Yorkshire Ambulance Service is launching a life-saving app which maps all the 1,288 defibrillators across the county.
The Save a Life app tells you the location of your nearest defibrillator which are often in cabinets on the external walls of buildings and provides cardiopulmonary resuscitation guidance in the event of someone suffering a cardiac arrest.
The app is designed to make members of the public aware of their nearest defibrillator as well as highlighting communities which don’t have a life-saving device.
Paul Stevens, Head of Community Resilience at Yorkshire Ambulance Service , said: “There has been a staggering increase in the number of defibrillators across Yorkshire. Four years ago there were 100 and today there are 1,288. This app plots all the defibrillators so members of the public can familiarise themselves with the location of their nearest device.”
But he added: “The app should not be used in an emergency. In the event of someone suffering a cardiac arrest you should still call 999 and will then be told the location of your nearest defibrillator and the code needed to access it. We would encourage members of the public to proactively use the app to locate their nearest defibrillator so that they can be prepared for an emergency situation.”
A cardiac arrest happens when a person’s heart stops pumping blood around their body and to their brain.
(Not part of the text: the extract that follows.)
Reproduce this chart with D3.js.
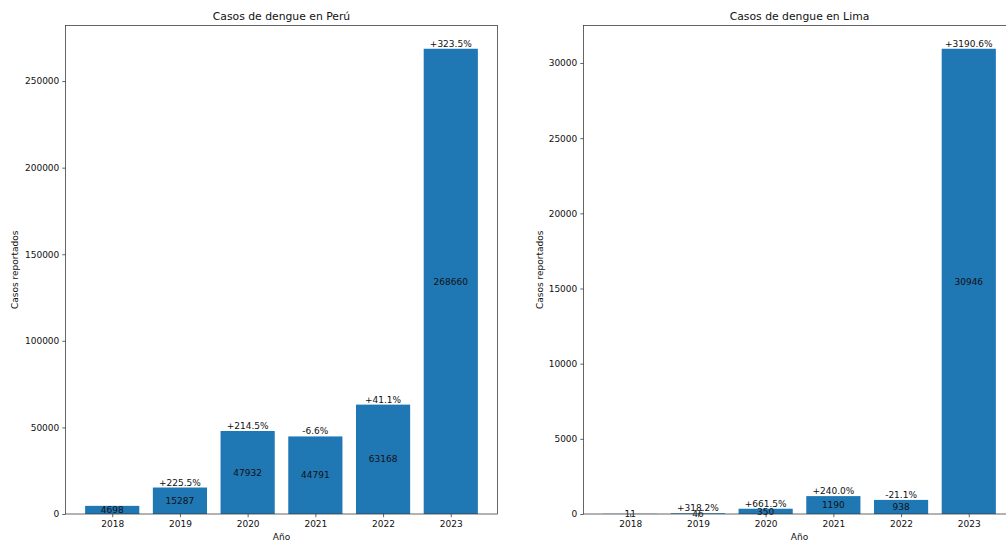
<!DOCTYPE html>
<html>
<head>
<meta charset="utf-8">
<script src="https://cdn.jsdelivr.net/npm/d3@7/dist/d3.min.js"></script>
<style>
  html, body { margin: 0; padding: 0; background: #fff; overflow: hidden; }
  svg { display: block; font-family: "DejaVu Sans", sans-serif; }
</style>
</head>
<body>
<svg id="chart" width="1006" height="542"></svg>
<script>
// Años y casos reportados
const years = ["2018", "2019", "2020", "2021", "2022", "2023"];
const casosPeru = [4698, 15287, 47932, 44791, 63168, 268660];
const cambioPeru = ["", "+225.5%", "+214.5%", "-6.6%", "+41.1%", "+323.5%"];
const casosLima = [11, 46, 350, 1190, 938, 30946];
const cambioLima = ["", "+318.2%", "+661.5%", "+240.0%", "-21.1%", "+3190.6%"];
const ticksPeru = [0, 50000, 100000, 150000, 200000, 250000];
const ticksLima = [0, 5000, 10000, 15000, 20000, 25000, 30000];

(function () {
  const svg = d3.select("#chart");
  const barColor = "#1f77b4";
  const axisColor = "#333";

  const panels = [
    { title: "Casos de dengue en Perú", values: casosPeru, changes: cambioPeru, ticks: ticksPeru, left: 65.5, ylabelX: 15 },
    { title: "Casos de dengue en Lima", values: casosLima, changes: cambioLima, ticks: ticksLima, left: 583.5, ylabelX: 539.5 }
  ];

  const plotTop = 25.5, plotBottom = 514, plotW = 432;

  panels.forEach(p => {
    const g = svg.append("g");
    const idx = d3.range(years.length);

    // Escala lineal sobre el índice de la barra: ancho 0.8 y márgenes de 5 %
    const x = d3.scaleLinear().domain([-0.69, years.length - 1 + 0.69]).range([p.left, p.left + plotW]);
    const ymax = d3.max(p.values) * 1.05;
    const y = d3.scaleLinear().domain([0, ymax]).range([plotBottom, plotTop]);
    const bw = x(0.4) - x(-0.4);

    g.append("text")
      .attr("x", p.left + plotW / 2).attr("y", 20)
      .attr("text-anchor", "middle").attr("font-size", 10.8).attr("fill", "#111")
      .text(p.title);

    g.selectAll("rect.bar").data(idx).join("rect")
      .attr("class", "bar")
      .attr("x", i => x(i) - bw / 2)
      .attr("width", bw)
      .attr("y", i => y(p.values[i]))
      .attr("height", i => plotBottom - y(p.values[i]))
      .attr("fill", barColor);

    // Valor en el centro de cada barra
    g.selectAll("text.val").data(idx).join("text")
      .attr("class", "val")
      .attr("x", i => x(i))
      .attr("y", i => y(p.values[i] / 2))
      .attr("dy", "0.35em")
      .attr("text-anchor", "middle").attr("font-size", 9).attr("fill", "#111")
      .text(i => p.values[i]);

    // Variación porcentual sobre cada barra
    g.selectAll("text.chg").data(idx.filter(i => p.changes[i])).join("text")
      .attr("class", "chg")
      .attr("x", i => x(i))
      .attr("y", i => y(p.values[i]) - 2)
      .attr("text-anchor", "middle").attr("font-size", 9).attr("fill", "#111")
      .text(i => p.changes[i]);

    // Eje Y
    const yAxis = d3.axisLeft(y).tickValues(p.ticks).tickFormat(d3.format("d")).tickSizeOuter(0).tickSize(3.2).tickPadding(3);
    const ya = g.append("g").attr("transform", `translate(${p.left},0)`).call(yAxis);
    ya.select(".domain").remove();
    ya.selectAll("line").attr("stroke", axisColor).attr("stroke-width", 0.75);
    ya.selectAll("text").attr("font-size", 9).attr("fill", "#111").attr("font-family", "DejaVu Sans");

    // Eje X
    const xAxis = d3.axisBottom(x).tickValues(idx).tickFormat(i => years[i]).tickSizeOuter(0).tickSize(3.2).tickPadding(3);
    const xa = g.append("g").attr("transform", `translate(0,${plotBottom})`).call(xAxis);
    xa.select(".domain").remove();
    xa.selectAll("line").attr("stroke", axisColor).attr("stroke-width", 0.75);
    xa.selectAll("text").attr("font-size", 9).attr("fill", "#111").attr("font-family", "DejaVu Sans");

    // Marco
    g.append("rect")
      .attr("x", p.left).attr("y", plotTop).attr("width", plotW).attr("height", plotBottom - plotTop)
      .attr("fill", "none").attr("stroke", axisColor).attr("stroke-width", 0.75);

    g.append("text")
      .attr("x", p.left + plotW / 2).attr("y", 540)
      .attr("text-anchor", "middle").attr("font-size", 9).attr("fill", "#111")
      .text("Año");

    g.append("text")
      .attr("transform", `translate(${p.ylabelX},${(plotTop + plotBottom) / 2}) rotate(-90)`)
      .attr("dy", "0.35em")
      .attr("text-anchor", "middle").attr("font-size", 9).attr("fill", "#111")
      .text("Casos reportados");
  });
})();
</script>
</body>
</html>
The earlier a patient can receive CPR and a shock from a defibrillator, the greater their chance of survival.
The Save a Life app, which is iOS and Android compatible and free to download, was originally developed for South Central Ambulance Service by its partner, O2, and uses GPS functionality to show the location of the nearest defibrillator from wherever the user is in Yorkshire.
As well as storing the details of the 1,288 defibrillators across Yorkshire, the app contains videos which demonstrate how to carry out CPR on adults, children and infants, along with a myth-buster section that dispels the most commonly held misconceptions about the risks of attempting CPR.
A defibrillator and its secure storage cabinet cost around £1,400. The Yorkshire Ambulance Service Charity provides part-funding grants for the kit, along with various other organisations including the British Heart Foundation.